«Quanto mais quente melhor» está nos píncaros da comédia norte-americana, que tem o travestismo como tema. Foi a segunda colaboração entre Billy Wilder e Marilyn Monroe, que já se convertera no símbolo sexual dos anos 50, quando ainda imperava o código moral de autocensura gizado por William Hays. Mas, já antes, a associação entre Wilder e Marilyn pusera seriamente à prova a instituição conjugal do americano médio com «O Pecado Mora ao Lado» em 1955, quando a mostrava a arrefecer a roupa interior no frigorífico como resposta a um verão nova-iorquino particularmente quente.
«Quanto Mais Quente Melhor» também constitui o encontro de Wilder com Tony Curtis e, sobretudo, com Jack Lemmon com quem contará em seis outros filmes posteriores, incluindo o último que assinou antes de morrer - «Buddy Buddy».
A história começa em Chicago em 1929, quando está em curso uma guerra de extermínio entre diversos bandos de mafiosos.
Joe é saxofonista e Jerry contrabaixista numa modesta orquestra quando testemunham involuntariamente o célebre massacre de São Valentim. Descobertos e ameaçados de morte pelo terrível Spats Colombo, fogem e, para não serem reconhecidos, disfarçam-se de mulheres fazendo-se contratar por uma orquestra feminina em vias de partir em digressão para a Flórida.
Não tardam a travar amizade com a palpitante cantora da orquestra, Sugar, que lhes confidencia os sarilhos passados quando trabalhava com instrumentistas masculinos, pois tinha uma inexplicável predisposição para se apaixonar por saxofonistas.
É claro que Joe, mesmo a coberto do disfarce de Josephine, não quer perder tão prometedora oportunidade e, tão só chegados ao destino, assume outra personalidade complementar: a do milionário Shell Junior, que faz ajustar em gostos e comportamentos a tudo quanto Sugar confessara ver como irresistível.
Por seu lado Jerry, que veste a pele de Daphne, também suscita a paixão assolapada de um verdadeiro milionário, Osgood Fielding que possui um iate, razão para as pressões de Joe junto do amigo para que aceite o namoro do respetivo dono como forma de marcar encontro com Sugar para a embarcação e tornar credível o novo disfarce.
Mas os percalços sentimentais veem-se perturbados pela chegada de dezenas de mafiosos ao hotel para assistirem a um falso festival de ópera, que serve de cobertura ao congresso dos chefes dos bandos de todo o país. Reconhecidos pelos sicários de Spats Colombo, os dois músicos voltam a andar numa roda viva para deles conseguirem escapar.

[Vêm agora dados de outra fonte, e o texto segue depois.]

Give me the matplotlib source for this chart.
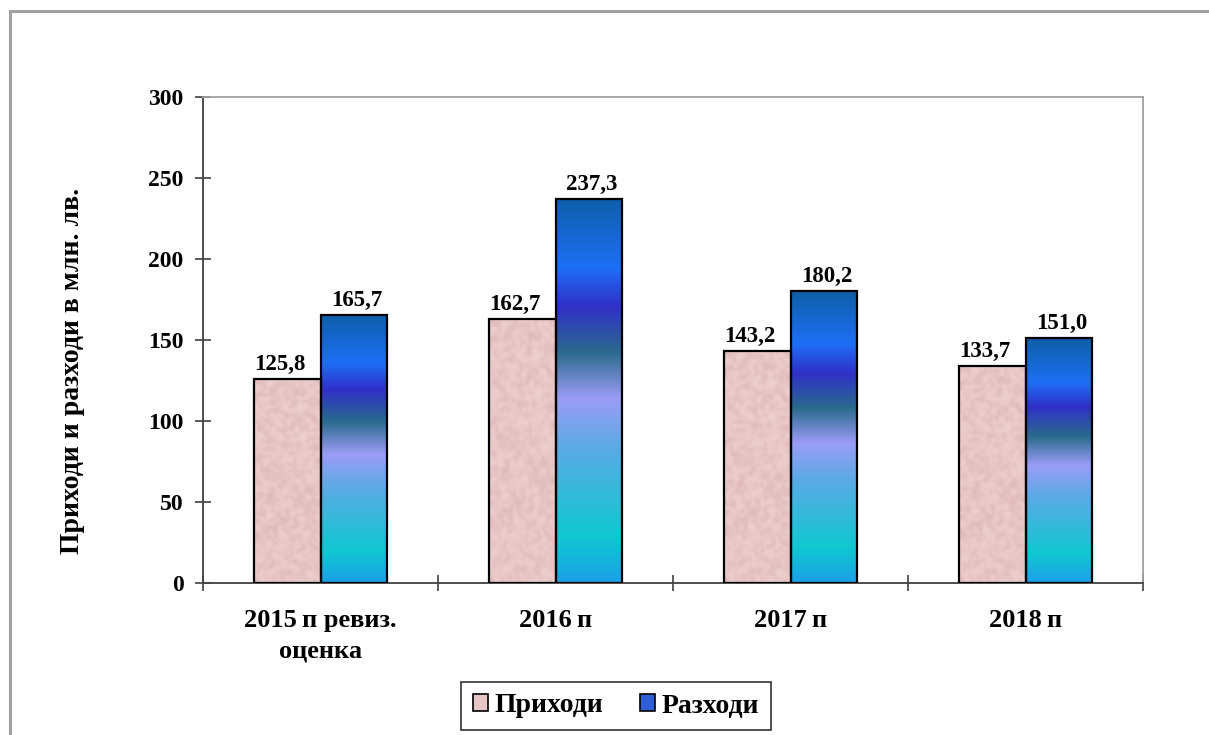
import numpy as np
import matplotlib
matplotlib.use('Agg')
import matplotlib.pyplot as plt
from matplotlib.colors import LinearSegmentedColormap
from matplotlib.patches import Patch, Rectangle

# Данни
kategorii = ['2015\u2009п ревиз.\nоценка', '2016\u2009п', '2017\u2009п', '2018\u2009п']
prihodi = [125.8, 162.7, 143.2, 133.7]
razhodi = [165.7, 237.3, 180.2, 151.0]
etiketi_prihodi = ['125,8', '162,7', '143,2', '133,7']
etiketi_razhodi = ['165,7', '237,3', '180,2', '151,0']

plt.rcParams['font.family'] = ['Liberation Serif', 'DejaVu Serif']
plt.rcParams['font.weight'] = 'bold'

# Градиент за разходите (отдолу нагоре)
син_градиент = LinearSegmentedColormap.from_list('razhodi', [
  (0.0, '#1CA0E8'), (0.12, '#10C8D0'), (0.35, '#5AAAE6'), (0.48, '#9C9CF6'),
  (0.60, '#2A6A8C'), (0.72, '#3030C8'), (0.82, '#1E6EF5'), (1.0, '#0E5FA8')])

# Розова текстура за приходите
rng = np.random.default_rng(3)
шум = rng.random((70, 22))
розова = LinearSegmentedColormap.from_list('prihodi', ['#DDB6B6', '#E8C6C6', '#EFD2D2'])


def ЗапълниСтълбове(ax, стълбове, cmap, текстура=None):
  for s in стълбове:
    x0, y0 = s.get_x(), s.get_y()
    w, h = s.get_width(), s.get_height()
    if текстура is None:
      img = np.linspace(0, 1, 256).reshape(-1, 1)
      interp = 'bilinear'
    else:
      img = текстура
      interp = 'bicubic'
    im = ax.imshow(img, cmap=cmap, extent=(x0, x0 + w, y0, y0 + h),
                   origin='lower', aspect='auto', interpolation=interp, zorder=2)
    im.set_clip_path(s)


fig = plt.figure(figsize=(12.09, 7.35), dpi=100)
fig.patches.append(Rectangle((10 / 1209, -0.1), 1.2, (735 - 11) / 735 + 0.1,
                             transform=fig.transFigure, fill=False,
                             edgecolor='#A0A0A0', linewidth=2.2))

ax = fig.add_axes([203 / 1209, 152 / 735, 940 / 1209, 486 / 735])

x = np.arange(len(kategorii))
ширина = 0.285
b1 = ax.bar(x - ширина / 2, prihodi, ширина, facecolor='none', edgecolor='black', linewidth=1.6, zorder=3)
b2 = ax.bar(x + ширина / 2, razhodi, ширина, facecolor='none', edgecolor='black', linewidth=1.6, zorder=3)
ЗапълниСтълбове(ax, b1, розова, шум)
ЗапълниСтълбове(ax, b2, син_градиент)

for xi, v, t in zip(x, prihodi, etiketi_prihodi):
  ax.text(xi - ширина / 2 - 0.03, v + 2.5, t, ha='center', va='bottom', fontsize=16.5, fontweight='bold')
for xi, v, t in zip(x, razhodi, etiketi_razhodi):
  ax.text(xi + ширина / 2 + 0.01, v + 2.5, t, ha='center', va='bottom', fontsize=16.5, fontweight='bold')

ax.set_xlim(-0.5, len(kategorii) - 0.5)
ax.set_ylim(0, 300)
ax.set_yticks(range(0, 301, 50))
ax.set_xticks(x)
ax.set_xticklabels(kategorii, fontsize=19, fontweight='bold', linespacing=1.4)
ax.set_xticks(np.arange(-0.5, len(kategorii), 1.0), minor=True)
ax.tick_params(axis='x', which='major', length=0, pad=19)
ax.tick_params(axis='x', which='minor', direction='inout', length=12, width=1.2, color='#404040')
ax.tick_params(axis='y', direction='inout', length=12, width=1.2, color='#404040', labelsize=17, pad=8)
for lab in ax.get_yticklabels():
  lab.set_fontweight('bold')

for sp in ['left', 'bottom']:
  ax.spines[sp].set_color('#404040')
  ax.spines[sp].set_linewidth(1.3)
for sp in ['top', 'right']:
  ax.spines[sp].set_color('#A0A0A0')
  ax.spines[sp].set_linewidth(1.3)

fig.text(73 / 1209, 1 - 371 / 735, 'Приходи и разходи в млн. лв.', rotation=90,
         ha='center', va='center', fontsize=20, fontweight='bold')

ръчки = [Patch(facecolor='#E8C6C6', edgecolor='black', linewidth=1.2, label='Приходи'),
         Patch(facecolor='#2F5FD8', edgecolor='black', linewidth=1.2, label='Разходи')]
leg = fig.legend(handles=ръчки, loc='center', bbox_to_anchor=(616 / 1209, 1 - 706 / 735),
                 ncol=2, frameon=True, fancybox=False, prop={'size': 20, 'weight': 'bold'},
                 handlelength=0.55, handleheight=0.55, handletextpad=0.25, columnspacing=1.3,
                 borderpad=0.4, borderaxespad=0.0)
leg.get_frame().set_edgecolor('black')
leg.get_frame().set_linewidth(1.2)

fig.savefig('out.png', dpi=100, facecolor='white')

O iate de Osgood volta a mostrar a sua utilidade para se esconderem e para ocorrer a célebre réplica final, quando pede casamento a Daphne e a vê confessar que é um homem:
- “Não faz mal!” - responde o apaixonado. - “Ninguém é perfeito!”
«Quanto Mais Quente Melhor» não é a primeira comédia sobre a usurpação de identidade e a mudança de sexo. Wilder reconheceria a influência de um filme de Richard Pottier e de um outro alemão ainda da época do cinema mudo. Mas, juntamente com o seu habitual argumentista, I.A.L. Diamond, quis criar uma ideia original sobre dois homens heterossexuais, habituados a flirtar com quantas mulheres os sugestionassem e, por uma questão de vida ou de morte, a terem de se disfarçar sob vestes femininas e a passarem grande parte do filme com elas envergadas.
O sucesso da obra decorre do cruzamento de dois géneros muito populares: a comédia e o filme de gangsters, misturando-se assim a imbricação temática entre a ameaça de morte violenta e o desejo sexual.
George Raft, que protagoniza Spats Colombo, invoca o seu papel em «Scarface» de Howard Hawks, dirige o seu bando constituído por gangsters, que não o são propriamente de opereta.
Por seu lado, Joe e Jerry, interpretados respetivamente por Tony Curtis e Jack Lemmon, quase parecem miúdos em loja de guloseimas, quando se veem a meio da noite numa carruagem de comboio pejada de colegas da orquestra, todas elas em roupa interior. Entre elas a cândida, e romântica Sugar, que se torna desde logo uma vítima potencial dos cínicos colegas travestidos.
Mas Joe e Jerry acabam por, muito habilmente, deslocarem as fronteiras entre o masculino e o feminino para uma tal ambivalência, que a réplica final pretende concluir que, ninguém sendo perfeito, nunca se é totalmente de um género ou do outro.
Como cerejas em cima do bolo ainda há, enfim, a recordar as canções antológicas interpretadas por Marilyn: “I'm Through with Love”, “I Wanna Be Loved by You” e, obviamente, “Some Like it Hot”.